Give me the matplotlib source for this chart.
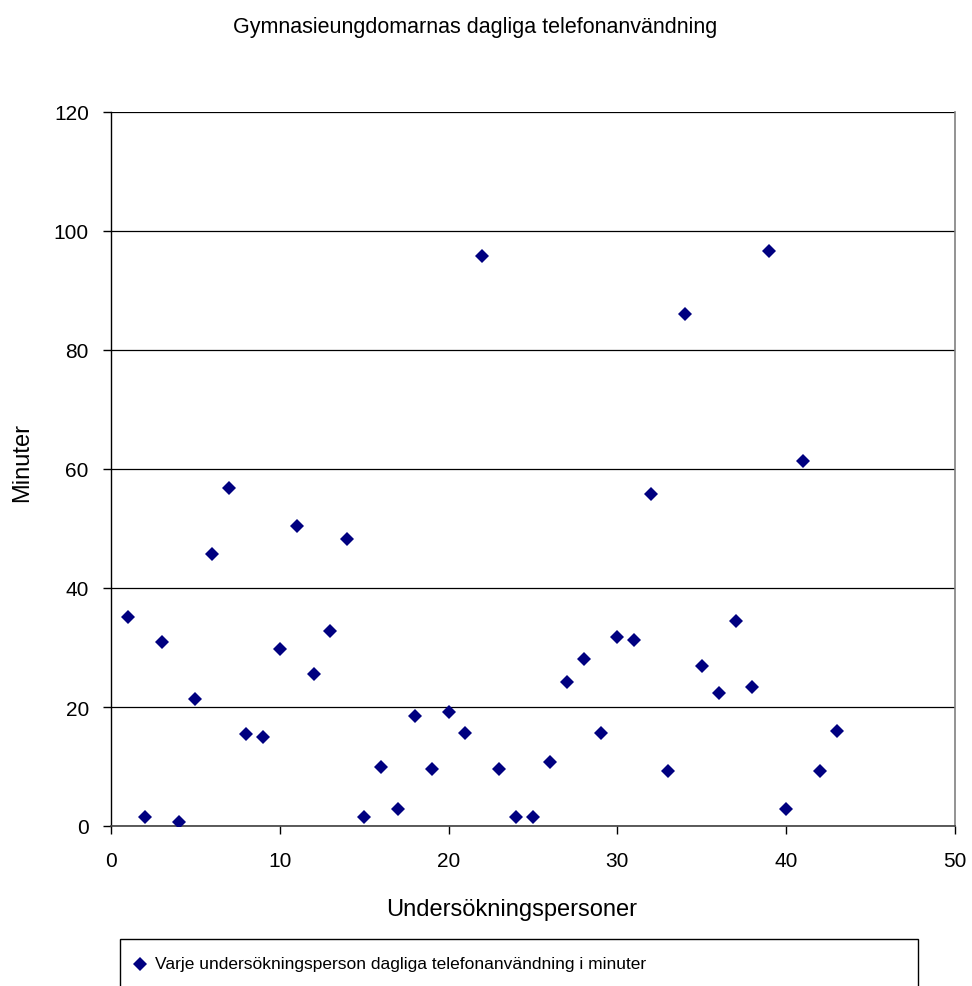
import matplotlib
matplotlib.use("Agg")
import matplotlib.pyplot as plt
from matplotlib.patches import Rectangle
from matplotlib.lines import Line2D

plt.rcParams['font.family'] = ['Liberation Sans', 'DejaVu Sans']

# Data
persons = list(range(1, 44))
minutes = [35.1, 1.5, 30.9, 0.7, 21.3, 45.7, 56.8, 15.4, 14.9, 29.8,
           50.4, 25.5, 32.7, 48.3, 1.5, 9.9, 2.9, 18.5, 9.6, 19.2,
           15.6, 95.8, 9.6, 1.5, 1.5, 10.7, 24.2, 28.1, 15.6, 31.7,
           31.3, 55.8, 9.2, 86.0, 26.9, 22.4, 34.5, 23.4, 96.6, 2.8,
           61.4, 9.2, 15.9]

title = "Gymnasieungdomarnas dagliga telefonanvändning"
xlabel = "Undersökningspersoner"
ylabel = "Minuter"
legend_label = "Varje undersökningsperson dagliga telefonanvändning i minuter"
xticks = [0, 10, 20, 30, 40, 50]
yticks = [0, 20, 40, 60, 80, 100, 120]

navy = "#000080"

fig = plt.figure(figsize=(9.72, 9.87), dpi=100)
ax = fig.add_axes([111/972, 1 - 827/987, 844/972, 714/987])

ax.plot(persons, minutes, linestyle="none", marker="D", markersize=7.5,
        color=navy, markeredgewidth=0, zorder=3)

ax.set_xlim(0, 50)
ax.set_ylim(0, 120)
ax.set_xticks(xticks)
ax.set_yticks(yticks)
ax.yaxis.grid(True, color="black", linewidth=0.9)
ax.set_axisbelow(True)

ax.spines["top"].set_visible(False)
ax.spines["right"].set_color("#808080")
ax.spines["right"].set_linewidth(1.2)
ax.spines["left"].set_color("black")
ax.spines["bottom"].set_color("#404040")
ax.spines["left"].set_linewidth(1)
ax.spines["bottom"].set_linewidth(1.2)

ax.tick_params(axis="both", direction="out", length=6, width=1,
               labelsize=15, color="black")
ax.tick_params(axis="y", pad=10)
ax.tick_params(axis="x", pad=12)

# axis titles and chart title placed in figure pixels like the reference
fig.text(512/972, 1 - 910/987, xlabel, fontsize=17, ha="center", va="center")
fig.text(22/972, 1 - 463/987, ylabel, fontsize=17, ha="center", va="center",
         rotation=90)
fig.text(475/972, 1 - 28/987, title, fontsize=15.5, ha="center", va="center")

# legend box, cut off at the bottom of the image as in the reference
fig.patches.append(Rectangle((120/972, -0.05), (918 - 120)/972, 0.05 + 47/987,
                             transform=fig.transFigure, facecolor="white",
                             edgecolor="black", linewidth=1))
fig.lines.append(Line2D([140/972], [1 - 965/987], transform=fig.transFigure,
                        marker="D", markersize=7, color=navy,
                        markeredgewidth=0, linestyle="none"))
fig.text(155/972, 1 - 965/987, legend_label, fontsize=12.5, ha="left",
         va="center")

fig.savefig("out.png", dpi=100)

* * * * *

Quote each line of the listing exactly, but leave the pictures out.

Give me the matplotlib source for this chart.
import matplotlib
matplotlib.use("Agg")
import matplotlib.pyplot as plt
from matplotlib.patches import Rectangle
from matplotlib.lines import Line2D

plt.rcParams['font.family'] = ['Liberation Sans', 'DejaVu Sans']

# Data
persons = list(range(1, 44))
minutes = [35.1, 1.5, 30.9, 0.7, 21.3, 45.7, 56.8, 15.4, 14.9, 29.8,
           50.4, 25.5, 32.7, 48.3, 1.5, 9.9, 2.9, 18.5, 9.6, 19.2,
           15.6, 95.8, 9.6, 1.5, 1.5, 10.7, 24.2, 28.1, 15.6, 31.7,
           31.3, 55.8, 9.2, 86.0, 26.9, 22.4, 34.5, 23.4, 96.6, 2.8,
           61.4, 9.2, 15.9]

title = "Gymnasieungdomarnas dagliga telefonanvändning"
xlabel = "Undersökningspersoner"
ylabel = "Minuter"
legend_label = "Varje undersökningsperson dagliga telefonanvändning i minuter"
xticks = [0, 10, 20, 30, 40, 50]
yticks = [0, 20, 40, 60, 80, 100, 120]

navy = "#000080"

fig = plt.figure(figsize=(9.72, 9.87), dpi=100)
ax = fig.add_axes([111/972, 1 - 827/987, 844/972, 714/987])

ax.plot(persons, minutes, linestyle="none", marker="D", markersize=7.5,
        color=navy, markeredgewidth=0, zorder=3)

ax.set_xlim(0, 50)
ax.set_ylim(0, 120)
ax.set_xticks(xticks)
ax.set_yticks(yticks)
ax.yaxis.grid(True, color="black", linewidth=0.9)
ax.set_axisbelow(True)

ax.spines["top"].set_visible(False)
ax.spines["right"].set_color("#808080")
ax.spines["right"].set_linewidth(1.2)
ax.spines["left"].set_color("black")
ax.spines["bottom"].set_color("#404040")
ax.spines["left"].set_linewidth(1)
ax.spines["bottom"].set_linewidth(1.2)

ax.tick_params(axis="both", direction="out", length=6, width=1,
               labelsize=15, color="black")
ax.tick_params(axis="y", pad=10)
ax.tick_params(axis="x", pad=12)

# axis titles and chart title placed in figure pixels like the reference
fig.text(512/972, 1 - 910/987, xlabel, fontsize=17, ha="center", va="center")
fig.text(22/972, 1 - 463/987, ylabel, fontsize=17, ha="center", va="center",
         rotation=90)
fig.text(475/972, 1 - 28/987, title, fontsize=15.5, ha="center", va="center")

# legend box, cut off at the bottom of the image as in the reference
fig.patches.append(Rectangle((120/972, -0.05), (918 - 120)/972, 0.05 + 47/987,
                             transform=fig.transFigure, facecolor="white",
                             edgecolor="black", linewidth=1))
fig.lines.append(Line2D([140/972], [1 - 965/987], transform=fig.transFigure,
                        marker="D", markersize=7, color=navy,
                        markeredgewidth=0, linestyle="none"))
fig.text(155/972, 1 - 965/987, legend_label, fontsize=12.5, ha="left",
         va="center")

fig.savefig("out.png", dpi=100)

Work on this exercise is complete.